Veterans suicide prevention initiatives offer support

    Sadly, 20 veterans a day die by suicide.  Just as in the general population, there is no single cause of suicide among veterans. A death by suicide often reflects the complex interaction of risk factors at the individual, community, and societal levels.
    “Veteran suicide is not just a Battle Creek issue, it is a national issue.” said James Doelling, Medical Center Director.  “It is one that the Battle Creek VA continues to focus on with programs and initiatives to raise awareness and partner with the community.” said Doelling.  It is important to note that 14 out of the 20 veterans who commit suicide are not connected to the VA.  That raises the importance of community involvement to help make a difference.

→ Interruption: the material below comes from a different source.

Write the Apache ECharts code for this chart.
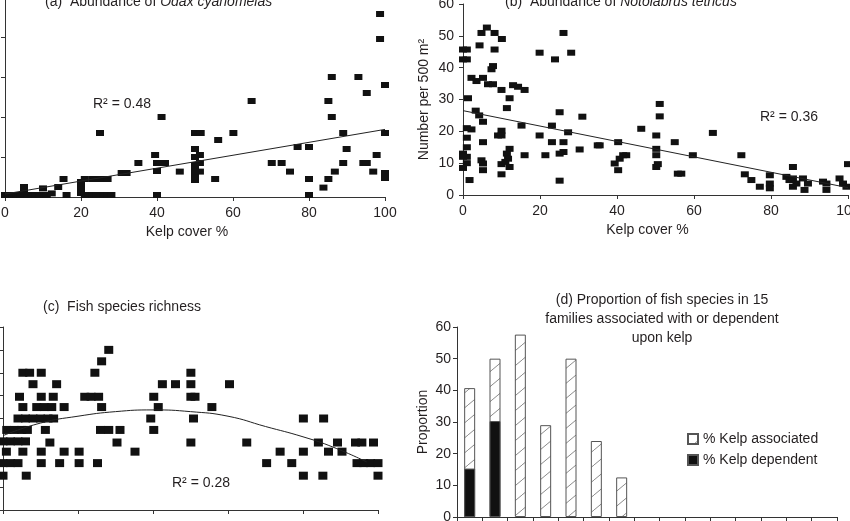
<!DOCTYPE html>
<html>
<head>
<meta charset="utf-8">
<script src="https://cdn.jsdelivr.net/npm/echarts@6/dist/echarts.min.js"></script>
<style>
  html, body { margin: 0; padding: 0; background: #fff; }
  #main { width: 850px; height: 521px; }
</style>
</head>
<body>
<div id="main"></div>
<script>
// (a) Odax cyanomelas vs kelp cover
const odaxPts = [
  [0,0.1],[1,0.1],[2,0.1],[3,0.1],[4,0.1],[5,0.1],[6,0.1],[7,0.1],[8,0.1],[9,0.1],[10,0.1],[11,0.1],
  [5,0.3],[5,0.5],[10,0.43],[12.3,0.18],[14,0.5],[15.4,0.9],[16.2,0.1],
  [20,0.2],[20,0.5],[20,0.75],[21,0.9],[23,0.9],[25,0.9],[27,0.9],
  [21,0.1],[22,0.1],[23,0.1],[24,0.1],[25,0.1],[26,0.1],[27,0.1],[28,0.1],
  [25,3.2],[30.7,1.2],[32,1.2],[35.1,1.7],[39.5,2.1],[40,1.7],[42.1,1.7],[40,1.3],[40,0.1],
  [41.2,4.0],[46,1.27],[50,0.85],[50,1.1],[50,1.3],[50,1.6],[50,2.0],[50,2.4],
  [51.3,2.1],[51.3,1.7],[51.3,1.27],[50,3.2],[51.5,3.2],
  [55.3,0.9],[56.1,2.85],[60.1,3.2],[64.9,4.8],[70.2,1.7],[72.8,1.7],[75,1.27],[77,2.5],
  [80,2.5],[80,0.9],[80,0.1],[83.8,0.47],[85.1,0.9],[85.1,4.8],[86,6.0],[86,4.0],[86.8,1.27],
  [89,3.2],[89,1.7],[89.9,2.4],[93,6.0],[94.3,1.7],[95.2,1.7],[95.2,5.2],[96.9,1.27],[97.8,2.1],
  [98.7,9.15],[98.7,7.9],[100,5.6],[100,3.2],[100,1.2],[100,0.95]
];
const odaxFit = [[0,0.15],[100,3.38]];

// (b) Notolabrus tetricus vs kelp cover
const notoPts = [
  [0,45.7],[1,45.7],[0,42.6],[1,42.6],[1.3,30.4],[1,21],[1,18],[1,15],[1,12],[1,10],
  [0,13],[0,8.5],[0,12],[1.7,4.7],[2.2,20.6],[2.2,36.8],[3.5,35.8],[5.2,36.8],[3.3,26.5],
  [4.2,25],[4.3,47],[4.8,50.9],[5.2,23],[5.2,16.6],[4.8,10.9],[5.2,9.9],[5.2,7.8],
  [6.2,52.6],[6.5,34.8],[7.8,34.8],[7.4,39.5],[7.8,40.5],[8.2,50.9],[8.2,45.7],
  [9.1,18.7],[10,20.2],[10,18.7],[10,9.7],[10,6.5],[10,33],[10.1,49],
  [11.4,27.3],[11.4,13],[11.7,11.4],[12.1,30.4],[12.1,14.5],[12.1,8.8],[11,10.4],
  [13,34.5],[14.3,34],[15.2,21.8],[16,33],[16,12.5],[19.9,18.7],[19.9,44.7],
  [21.4,12.5],[23.1,21.8],[23.1,16.6],[23.9,42.6],[25.1,26],[25.1,13],[25.1,4.5],
  [26.1,50.9],[26.1,16.6],[26.1,13.5],[27.3,19.7],[28.1,44.7],[30.3,14.3],[31,24.6],
  [35,15.6],[35.5,15.6],[40.3,16.6],[39.4,9.9],[40.7,11.4],[40.3,7.8],[41.6,12.5],[42.4,12.5],
  [46.3,20.8],[50.2,18.7],[50.2,14.5],[50.2,12.5],[50.2,8.8],[50.6,9.7],[51.1,28.6],[51.1,24.7],
  [55,16.6],[55.8,6.7],[56.7,6.7],[59.7,12.5],[64.9,19.5],[72.3,12.5],[73.2,6.5],[74.9,4.7],
  [77.1,2.6],[79.7,6.2],[79.7,3.6],[79.7,2.1],[84,5.7],[84.8,4.7],[85.7,5.2],[85.7,8.8],
  [85.7,2.6],[86.6,3.6],[88.3,5.2],[88.7,1.6],[89.6,3.6],[93.5,4.2],[94.4,3.6],[94.4,1.6],
  [97.8,5.2],[98.7,3.6],[99.6,2.6],[100,9.7]
];
const notoFit = [[0,26.5],[100,2.3]];

// (c) fish species richness vs kelp cover
const richPts = [
  [0,6],[2,6],[4,6],[6,6],[0.9,5.1],[5.3,5.1],[0,4.1],[2,4.1],[4,4.1],[0,3],[6.2,3],
  [1,7],[3,7],[5,7],[6.5,7],[4,8],[6,8],[8,8],[10,8],[12,8],[13.5,8],
  [5.3,9],[9,9],[11,9],[13,9],[4.4,9.9],[10.2,9.9],[13.4,9.9],
  [5.3,12],[7.1,12],[10.2,12],[8,11],[14.3,11],[11.3,7],[12.5,5.9],[10.2,5.1],[10.2,4.1],
  [15.1,4.1],[16.3,9],[16.3,5.1],[20.3,5.1],[20.3,4.1],[21.8,9.9],[23.5,9.9],[25.5,9.9],
  [24.5,12],[26.3,13],[28.2,14],[26.3,9],[26,7],[28.2,7],[25.2,4.1],[31.2,7],[30.4,5.9],
  [35.2,5.1],[39.4,8],[40.2,7],[40.2,9.9],[41.4,9],[42.5,11],[46,11],
  [50.1,12],[50.1,11],[50.1,9.9],[51.2,9.9],[50.8,8],[50.1,5.9],[55.7,9],[60.4,11],
  [65,5.9],[70.3,4.1],[73.9,5.1],[77,4.1],[80.1,8],[80.1,5.1],[80.1,3],[84.1,5.9],
  [85.5,8],[86.8,5.1],[85.3,3],[89.2,5.9],[90.4,5.1],[94,5.9],[95.7,5.9],[98.8,5.9],
  [94.4,4.1],[96.2,4.1],[98,4.1],[100,4.1],[100,3]
];
const richCurve = [[0,6.5],[10,7.6],[20,8.2],[30,8.6],[40,8.75],[50,8.6],[60,8.2],[70,7.3],[80,6.4],[88,5.5],[97,4.2]];

// (d) proportion of species per family
const families = ['1','2','3','4','5','6','7','8','9','10','11','12','13','14','15'];
const kelpAssociated = [40.7, 50, 57.6, 29, 50, 24, 12.5, 0, 0, 0, 0, 0, 0, 0, 0];
const kelpDependent = [15.3, 30.3, 0, 0, 0, 0, 0, 0, 0, 0, 0, 0, 0, 0, 0];

const FONT = 'Liberation Sans, Arial, sans-serif';
const INK = '#231f20';

// diagonal hatch for "kelp associated"
const hatch = document.createElement('canvas');
hatch.width = 18; hatch.height = 15;
const g = hatch.getContext('2d');
g.fillStyle = '#fff';
g.fillRect(0, 0, 18, 15);
g.strokeStyle = '#8a8a8a';
g.lineWidth = 1;
g.beginPath();
g.moveTo(-2, 16.67);
g.lineTo(20, -1.67);
g.stroke();

const axisLine = { lineStyle: { color: '#333', width: 1 } };
const tick = { show: true, length: 4, lineStyle: { color: '#333' } };
const lbl = { fontSize: 14, color: INK, fontFamily: FONT };
const dot = { color: '#111', opacity: 1 };

function valX(grid, showLabel) {
  return {
    gridIndex: grid, type: 'value', min: 0, max: 100, interval: 20,
    axisLine: axisLine, axisTick: tick, splitLine: { show: false },
    axisLabel: Object.assign({ show: showLabel, margin: 9 }, lbl),
    name: showLabel ? 'Kelp cover %' : '', nameLocation: 'middle', nameGap: 28,
    nameTextStyle: Object.assign({ padding: [0, 16, 0, 0] }, lbl)
  };
}

// empty bars are left out instead of drawn as flat outlines
const noZero = arr => arr.map(v => (v > 0 ? v : '-'));

var myChart = echarts.init(document.getElementById('main'));

var option = {
  animation: false,
  backgroundColor: '#fff',
  grid: [
    { left: 5, top: -3, width: 380, height: 200, outerBoundsMode: 'none' },
    { left: 463, top: 4, width: 385, height: 191, outerBoundsMode: 'none' },
    { left: 3, top: 327, width: 375, height: 183, outerBoundsMode: 'none' },
    { left: 457, top: 327, width: 380, height: 190, outerBoundsMode: 'none' }
  ],
  xAxis: [
    valX(0, true),
    valX(1, true),
    valX(2, false),
    {
      gridIndex: 3, type: 'category', data: families,
      axisLine: axisLine, axisTick: { show: true, length: 5, lineStyle: { color: '#333' } },
      axisLabel: { show: false }
    }
  ],
  yAxis: [
    {
      gridIndex: 0, type: 'value', min: 0, max: 10, interval: 2,
      axisLine: { show: true, lineStyle: { color: '#333' } }, axisTick: tick,
      axisLabel: { show: false }, splitLine: { show: false }
    },
    {
      gridIndex: 1, type: 'value', min: 0, max: 60, interval: 10,
      axisLine: { show: true, lineStyle: { color: '#333' } }, axisTick: tick,
      axisLabel: Object.assign({ margin: 9 }, lbl), splitLine: { show: false },
      name: 'Number per 500 m²', nameLocation: 'middle', nameGap: 32, nameTextStyle: lbl
    },
    {
      gridIndex: 2, type: 'value', min: 0, max: 16, interval: 2,
      axisLine: { show: true, lineStyle: { color: '#333' } }, axisTick: tick,
      axisLabel: { show: false }, splitLine: { show: false }
    },
    {
      gridIndex: 3, type: 'value', min: 0, max: 60, interval: 10,
      axisLine: { show: true, lineStyle: { color: '#333' } }, axisTick: tick,
      axisLabel: Object.assign({ margin: 6 }, lbl), splitLine: { show: false },
      name: 'Proportion', nameLocation: 'middle', nameGap: 27, nameTextStyle: lbl
    }
  ],
  legend: {
    data: ['% Kelp associated', '% Kelp dependent'],
    orient: 'vertical', left: 682, top: 427,
    itemWidth: 10, itemHeight: 10, itemGap: 7, icon: 'rect',
    textStyle: lbl, selectedMode: false
  },
  series: [
    { type: 'scatter', xAxisIndex: 0, yAxisIndex: 0, data: odaxPts, symbol: 'rect', symbolSize: [8, 6], clip: false, itemStyle: dot },
    { type: 'line', xAxisIndex: 0, yAxisIndex: 0, data: odaxFit, showSymbol: false, lineStyle: { color: '#222', width: 1 } },
    { type: 'scatter', xAxisIndex: 1, yAxisIndex: 1, data: notoPts, symbol: 'rect', symbolSize: [8, 6], clip: false, itemStyle: dot },
    { type: 'line', xAxisIndex: 1, yAxisIndex: 1, data: notoFit, showSymbol: false, lineStyle: { color: '#222', width: 1 } },
    { type: 'scatter', xAxisIndex: 2, yAxisIndex: 2, data: richPts, symbol: 'rect', symbolSize: [9, 8], clip: false, itemStyle: dot },
    { type: 'line', xAxisIndex: 2, yAxisIndex: 2, data: richCurve, smooth: true, showSymbol: false, lineStyle: { color: '#222', width: 1 } },
    {
      name: '% Kelp associated', type: 'bar', xAxisIndex: 3, yAxisIndex: 3, data: noZero(kelpAssociated),
      barWidth: 11, barGap: '-100%',
      itemStyle: { color: { image: hatch, repeat: 'repeat' }, borderColor: '#555', borderWidth: 1 }
    },
    {
      name: '% Kelp dependent', type: 'bar', xAxisIndex: 3, yAxisIndex: 3, data: noZero(kelpDependent),
      barWidth: 11, barGap: '-100%',
      itemStyle: { color: '#111', borderColor: '#555', borderWidth: 1 }
    }
  ],
  graphic: [
    {
      type: 'text', x: 45, y: 2,
      style: {
        text: '{n|(a)  Abundance of }{i|Odax cyanomelas}', verticalAlign: 'middle',
        rich: { n: { fontSize: 14, fontFamily: FONT, fill: INK }, i: { fontSize: 14, fontFamily: FONT, fontStyle: 'italic', fill: INK } }
      }
    },
    {
      type: 'text', x: 505, y: 2,
      style: {
        text: '{n|(b)  Abundance of }{i|Notolabrus tetricus}', verticalAlign: 'middle',
        rich: { n: { fontSize: 14, fontFamily: FONT, fill: INK }, i: { fontSize: 14, fontFamily: FONT, fontStyle: 'italic', fill: INK } }
      }
    },
    {
      type: 'text', x: 43, y: 307,
      style: { text: '(c)  Fish species richness', fontSize: 14, fontFamily: FONT, fill: INK, verticalAlign: 'middle' }
    },
    {
      type: 'text', x: 662, y: 319,
      style: {
        text: '(d) Proportion of fish species in 15\nfamilies associated with or dependent\nupon kelp',
        fontSize: 14, fontFamily: FONT, fill: INK, align: 'center', verticalAlign: 'middle', lineHeight: 19
      }
    },
    { type: 'text', x: 93, y: 104, style: { text: 'R² = 0.48', fontSize: 14, fontFamily: FONT, fill: INK, verticalAlign: 'middle' } },
    { type: 'text', x: 760, y: 117, style: { text: 'R² = 0.36', fontSize: 14, fontFamily: FONT, fill: INK, verticalAlign: 'middle' } },
    { type: 'text', x: 172, y: 483, style: { text: 'R² = 0.28', fontSize: 14, fontFamily: FONT, fill: INK, verticalAlign: 'middle' } }
  ]
};

myChart.setOption(option);
</script>
</body>
</html>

    The Battle Creek VA Medical Center has dedicated suicide prevention coordinators who raise awareness on this important topic and want the community to help raise awareness of this important topic throughout the year.
    The Battle Creek VA Medical Center is leading an effort to spread awareness to key state leaders and organizations.  “Our goal is to significantly reduce suicide among all veterans whether or not they are enrolled in VA health care.” said Lindsey Cord, Battle Creek VAMC Suicide Prevention Coordinator.
    Suicide is a public health concern, but it can be prevented.  Communities work collectively to ensure the health and well-being of our nation’s veterans is the highest priority.  Each community across the country plays a role in supporting veterans, but as an individual, you may not know what to do or where to start, according to Cord.
    “You do not need to have special training to support the Veterans in your life. Even seemingly small actions can make a huge impact: Preventing suicide begins with just the willingness to be there,” said Cord.
    According to Cord, a person can show support by sending a veteran a simple text message, or inviting someone over to catch up, or sharing a positive thought.
    “Your words could be exactly what a veteran in crisis needs to hear, and it is a reminder of the many people out there who are willing to listen,” said Cord.
    Cord said, “Simply reaching out to a Veteran in need and opening the door for a discussion could make all the difference.